My aunt's service and burial have been scheduled for less than a week after I was supposed to head back to CA, so I am going to change my flight to leave directly from OH after the gathering rather than add another cross-country flight to the month.
Not much else happening. I should be cleaning up my garden, but don't feel like it. I'm tired of weeding it!
Good Morning All
Popping in again. Not a lot to report. My mum is staying with us for a few days as she had her first vax yesterday - no side effects so far. DH cooked a delicious Roast last night - everything on the plate was homegrown including the meat with the exception of the gravy ! A nice feeling - Roast Beef, Turnip and Beetroot mash, steamed Brocolli, carrots, purple carrots and broad beans. We are lucky.
DH and I went to look at a RAM for BIL. We are going back on Monday after work to get him, DH will then drive up to the farm and drop him off. Likely he will stay up there for a few weeks.
Our lockdown is supposed to change again on 26th October - which is when we are expected to reach targeted % of double vax. Our State of Emergency ends 23rd October and it will be interesting to see what happens when the powers are taken away. I am doubtful it will be re-instated. I think there would be even more protests if it is. People are sick of being like caged animals- humans are simply not made to be isolated. Its against every fibre of our being. I hear you Bonnie !

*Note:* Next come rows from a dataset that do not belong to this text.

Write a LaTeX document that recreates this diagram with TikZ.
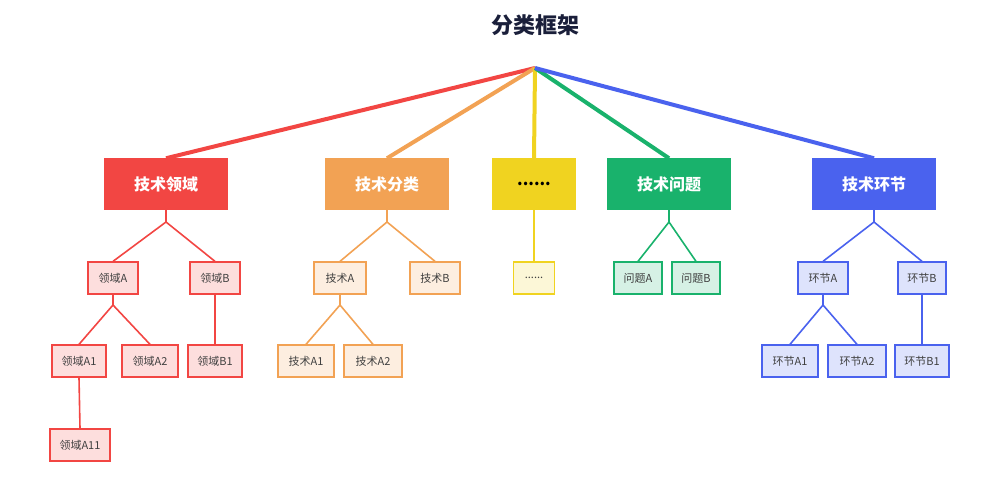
\documentclass[tikz,border=0pt]{standalone}
\usepackage{fontspec}
\setmainfont{Noto Sans CJK SC}
\begin{document}
\begin{tikzpicture}[x=1pt,y=-1pt,
  top/.style={draw=#1,fill=#1,line width=1.5pt,minimum height=50pt,text=white,font=\bfseries\fontsize{16}{16}\selectfont,inner sep=0pt},
  sub/.style={draw=#1,fill=#1!18,line width=1.3pt,minimum height=32pt,text=black!75,font=\fontsize{11}{11}\selectfont,inner sep=0pt},
  root/.style={draw=#1,line width=4pt},
  link/.style={draw=#1,line width=1.6pt}]
\useasboundingbox (0,0) rectangle (1000,501);
\definecolor{cr}{HTML}{F24643}
\definecolor{co}{HTML}{F2A254}
\definecolor{cy}{HTML}{F0D320}
\definecolor{cg}{HTML}{19B26C}
\definecolor{cb}{HTML}{4A62EE}
\definecolor{ct}{HTML}{1A1F3A}
\node[font=\bfseries\fontsize{22}{22}\selectfont,text=ct] (title) at (535,25) {分类框架};
\coordinate (R) at (535,68);
% level 1
\node[top=cr,minimum width=122pt] (a) at (166,184) {技术领域};
\node[top=co,minimum width=122pt] (b) at (387,184) {技术分类};
\node[top=cy,minimum width=82pt,text=black] (c) at (534,184) {......};
\node[top=cg,minimum width=122pt] (d) at (669,184) {技术问题};
\node[top=cb,minimum width=122pt] (e) at (874,184) {技术环节};
\draw[root=cr] (R) -- (a.north);
\draw[root=co] (R) -- (b.north);
\draw[root=cy] (R) -- (c.north);
\draw[root=cg] (R) -- (d.north);
\draw[root=cb] (R) -- (e.north);
% level 2
\node[sub=cr,minimum width=50pt] (a1) at (113,278) {领域A};
\node[sub=cr,minimum width=50pt] (a2) at (215,278) {领域B};
\node[sub=co,minimum width=52pt] (b1) at (340,278) {技术A};
\node[sub=co,minimum width=50pt] (b2) at (435,278) {技术B};
\node[sub=cy,minimum width=41pt] (c1) at (534,278) {......};
\node[sub=cg,minimum width=48pt] (d1) at (638,278) {问题A};
\node[sub=cg,minimum width=48pt] (d2) at (696,278) {问题B};
\node[sub=cb,minimum width=50pt] (e1) at (823,278) {环节A};
\node[sub=cb,minimum width=48pt] (e2) at (922,278) {环节B};
% level 3
\node[sub=cr,minimum width=54pt] (a11) at (79,361) {领域A1};
\node[sub=cr,minimum width=56pt] (a12) at (150,361) {领域A2};
\node[sub=cr,minimum width=54pt] (a21) at (215,361) {领域B1};
\node[sub=co,minimum width=56pt] (b11) at (306,361) {技术A1};
\node[sub=co,minimum width=58pt] (b12) at (373,361) {技术A2};
\node[sub=cb,minimum width=56pt] (e11) at (790,361) {环节A1};
\node[sub=cb,minimum width=58pt] (e12) at (857,361) {环节A2};
\node[sub=cb,minimum width=54pt] (e21) at (922,361) {环节B1};
\node[sub=cr,minimum width=60pt] (a111) at (80,445) {领域A11};
% connectors
\coordinate (ja) at (166,222); \coordinate (jb) at (387,222);
\coordinate (jd) at (669,222); \coordinate (je) at (874,222);
\coordinate (ja1) at (113,305); \coordinate (jb1) at (340,305); \coordinate (je1) at (823,305);
\draw[link=cr] (a.south) -- (ja) -- (a1.north) (ja) -- (a2.north);
\draw[link=co] (b.south) -- (jb) -- (b1.north) (jb) -- (b2.north);
\draw[link=cy] (c.south) -- (c1.north);
\draw[link=cg] (d.south) -- (jd) -- (d1.north) (jd) -- (d2.north);
\draw[link=cb] (e.south) -- (je) -- (e1.north) (je) -- (e2.north);
\draw[link=cr] (a1.south) -- (ja1) -- (a11.north) (ja1) -- (a12.north);
\draw[link=cr] (a2.south) -- (a21.north);
\draw[link=cr] (a11.south) -- (a111.north);
\draw[link=co] (b1.south) -- (jb1) -- (b11.north) (jb1) -- (b12.north);
\draw[link=cb] (e1.south) -- (je1) -- (e11.north) (je1) -- (e12.north);
\draw[link=cb] (e2.south) -- (e21.north);
\end{tikzpicture}
\end{document}
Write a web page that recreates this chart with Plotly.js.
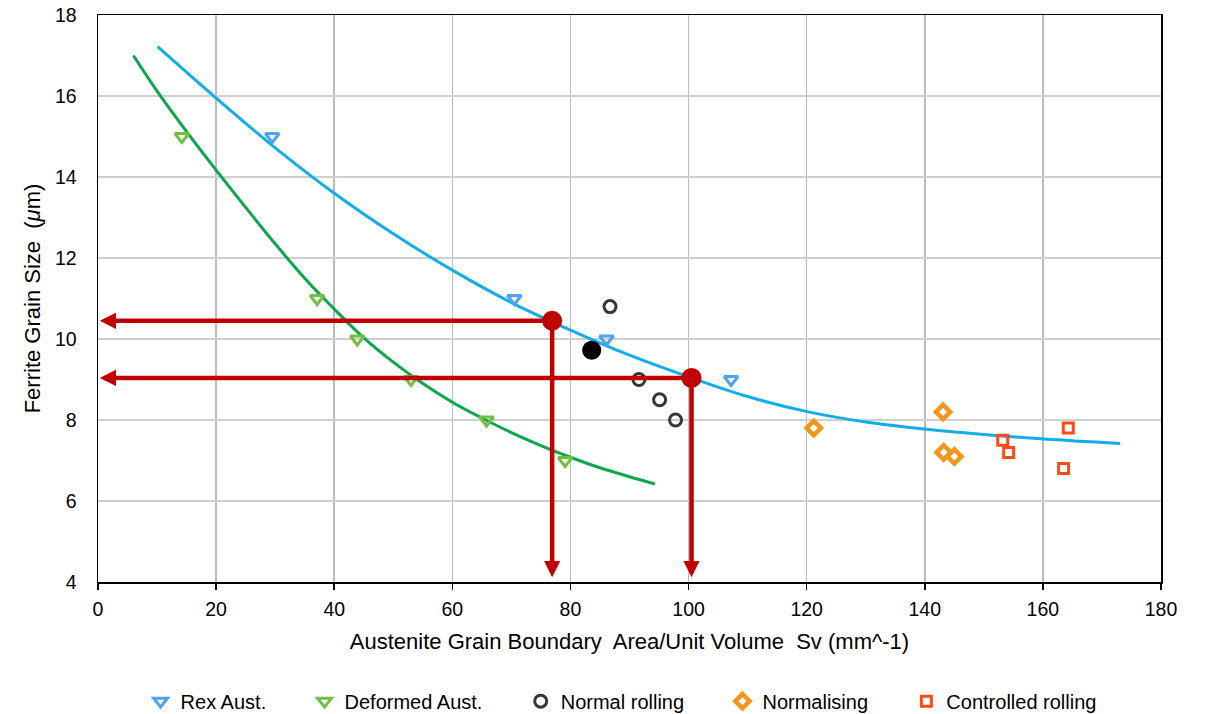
<!DOCTYPE html>
<html>
<head>
<meta charset="utf-8">
<script src="https://cdn.plot.ly/plotly-3.0.1.min.js"></script>
<style>html,body{margin:0;padding:0;background:#fff;}#chart{width:1206px;height:714px;}</style>
</head>
<body>
<div id="chart"></div>
<script>
// ---- data ----
var rexX = [29.5, 70.5, 86.1, 107.2];
var rexY = [15, 11, 10, 9];

var defX = [14.2, 37.1, 43.9, 53.0, 65.8, 79.1];
var defY = [15, 11, 10, 9, 8, 7];

var normRollX = [86.7, 91.6, 95.1, 97.8];
var normRollY = [10.8, 9.0, 8.5, 8.0];

var normalisingX = [121.2, 143.1, 143.2, 145.0];
var normalisingY = [7.8, 8.2, 7.2, 7.1];

var ctrlX = [153.2, 154.2, 164.3, 163.5];
var ctrlY = [7.5, 7.2, 7.8, 6.8];

// highlighted points
var blackX = [83.6];
var blackY = [9.72];
var redX = [76.9, 100.5];
var redY = [10.45, 9.04];
var arrowTipY = 4.12;   // bottom end of vertical arrows
var arrowTipX = 0.3;    // left end of horizontal arrows

// trend curves
var rexFitX = [10.1, 20, 30, 40, 50, 60, 70, 80, 90, 100.5, 110, 120.3, 130, 140.3, 150, 160.2, 173.1];
var rexFitY = [17.22, 15.95, 14.72, 13.6, 12.6, 11.7, 10.9, 10.22, 9.6, 9.04, 8.58, 8.2, 7.95, 7.77, 7.64, 7.53, 7.42];

var defFitX = [6, 10, 15, 20, 25, 30, 35, 40, 45, 50, 55, 60, 65, 70, 75, 80, 85, 90, 94.3];
var defFitY = [17.0, 16.12, 15.12, 14.17, 13.25, 12.35, 11.5, 10.74, 10.03, 9.43, 8.9, 8.44, 8.05, 7.69, 7.37, 7.08, 6.82, 6.6, 6.42];

var seriesNames = ['Rex Aust.', 'Deformed Aust.', 'Normal rolling', 'Normalising', 'Controlled rolling'];

var xTicks = [0, 20, 40, 60, 80, 100, 120, 140, 160, 180];
var yTicks = [4, 6, 8, 10, 12, 14, 16, 18];

var FONT = 'Liberation Sans, Arial, Helvetica, sans-serif';
var RED = '#c00000';
var PAD = '\u00a0\u00a0\u00a0\u00a0\u00a0\u00a0';
function legName(i) { return i < seriesNames.length - 1 ? seriesNames[i] + PAD : seriesNames[i]; }

var traces = [
  {x: rexFitX, y: rexFitY, mode: 'lines', line: {color: '#12aeea', width: 3, shape: 'spline'}, showlegend: false, hoverinfo: 'skip'},
  {x: defFitX, y: defFitY, mode: 'lines', line: {color: '#0aa84a', width: 3, shape: 'spline'}, showlegend: false, hoverinfo: 'skip'},
  {x: rexX, y: rexY, mode: 'markers', name: legName(0),
   marker: {symbol: 'triangle-down-open', size: 12, color: '#4ea2f2', line: {width: 3, color: '#4ea2f2'}}},
  {x: defX, y: defY, mode: 'markers', name: legName(1),
   marker: {symbol: 'triangle-down-open', size: 12, color: '#72bf44', line: {width: 3, color: '#72bf44'}}},
  {x: normRollX, y: normRollY, mode: 'markers', name: legName(2),
   marker: {symbol: 'circle-open', size: 12, color: '#363636', line: {width: 3, color: '#363636'}}},
  {x: normalisingX, y: normalisingY, mode: 'markers', name: legName(3),
   marker: {symbol: 'diamond-open', size: 11, color: '#f2971c', line: {width: 4.5, color: '#f2971c'}}},
  {x: ctrlX, y: ctrlY, mode: 'markers', name: legName(4),
   marker: {symbol: 'square-open', size: 10, color: '#ff4a1c', line: {width: 3, color: '#ff4a1c'}}},
  {x: blackX, y: blackY, mode: 'markers', showlegend: false,
   marker: {symbol: 'circle', size: 19, color: '#000000'}},
  {x: redX, y: redY, mode: 'markers', showlegend: false,
   marker: {symbol: 'circle', size: 20, color: RED}}
];

var annotations = [];
for (var i = 0; i < redX.length; i++) {
  annotations.push({x: arrowTipX, y: redY[i], ax: redX[i], ay: redY[i], xref: 'x', yref: 'y', axref: 'x', ayref: 'y',
    text: '', showarrow: true, arrowhead: 2, arrowsize: 0.72, arrowwidth: 4.5, arrowcolor: RED, standoff: 0});
  annotations.push({x: redX[i], y: arrowTipY, ax: redX[i], ay: redY[i], xref: 'x', yref: 'y', axref: 'x', ayref: 'y',
    text: '', showarrow: true, arrowhead: 2, arrowsize: 0.72, arrowwidth: 4.5, arrowcolor: RED, standoff: 0});
}

var layout = {
  width: 1206, height: 714,
  margin: {l: 98, r: 45, t: 15, b: 132},
  paper_bgcolor: '#ffffff', plot_bgcolor: '#ffffff',
  font: {family: FONT, size: 19.5, color: '#000'},
  showlegend: true,
  legend: {orientation: 'h', x: 0.515, xref: 'container', xanchor: 'center', y: 0.018, yref: 'container', yanchor: 'middle',
    font: {family: FONT, size: 20, color: '#000'}},
  xaxis: {range: [0, 180], tickvals: xTicks, ticktext: xTicks.map(String), showgrid: true, gridcolor: '#bcbcbc', gridwidth: 1.5,
    zeroline: false, showline: true, linecolor: '#000', linewidth: 1.5, mirror: true,
    ticks: 'outside', ticklen: 6, tickwidth: 1.5, tickcolor: '#000', ticklabelstandoff: 3,
    title: {text: 'Austenite Grain Boundary  Area/Unit Volume  Sv (mm^-1)', font: {family: FONT, size: 22}, standoff: 14}},
  yaxis: {range: [4, 18], tickvals: yTicks, ticktext: yTicks.map(String), showgrid: true, gridcolor: '#cfcfcf', gridwidth: 1.5,
    zeroline: false, showline: true, linecolor: '#000', linewidth: 1.5, mirror: true,
    ticks: '', ticklabelstandoff: 16,
    title: {text: 'Ferrite Grain Size  (<i>μ</i>m)', font: {family: FONT, size: 22}, standoff: 8}},
  annotations: annotations
};

Plotly.newPlot('chart', traces, layout, {displayModeBar: false, staticPlot: true});
</script>
</body>
</html>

Liz - sounds like a lovely day/evening. Enjoy dinner
DD - You are a good daughter facilitating the visit between your mom and her friend. Hope you had a good rest
BB - I can relate to your feelings a lot. I try to look at it with the view that this will eventually all settle down and our new normal will facilitate us to go back to being social and enjoying time and experiences with those we care about. Its just sometimes hard to see the finish line x
Diane S - Boot? Oh gosh what did I miss? Did you hurt yourself? :(
Peps - You will likely be preparing for your show. Hope everything goes well
Cec - Lovely to chat yesterday. You are just a beautiful soul and we are all blessed to have you
Diane O - Sending you love xx
Hello to anyone I have missed. I had best get my butt into gear. Days just fly by. I have to collect some medication for my oldest dog from the Vet tonight on the way home. Crazy to think thats likely the highlight of my socialising......... UGGGG
S
My boy is home for the night. :) He had to visit a plant in Minneapolis to help with a test run of a new packaging product. We like his girlfriend, but its nice to see just him sometimes.
I can't think about food these days. Everything is still feeling like a scramble. I have a doctor's appointment October 18. I know fatigue is such a nebulous symptom, but I am so tired.
I wish I had more interesting tales to tell, but this is how it is these days. I know this too shall pass.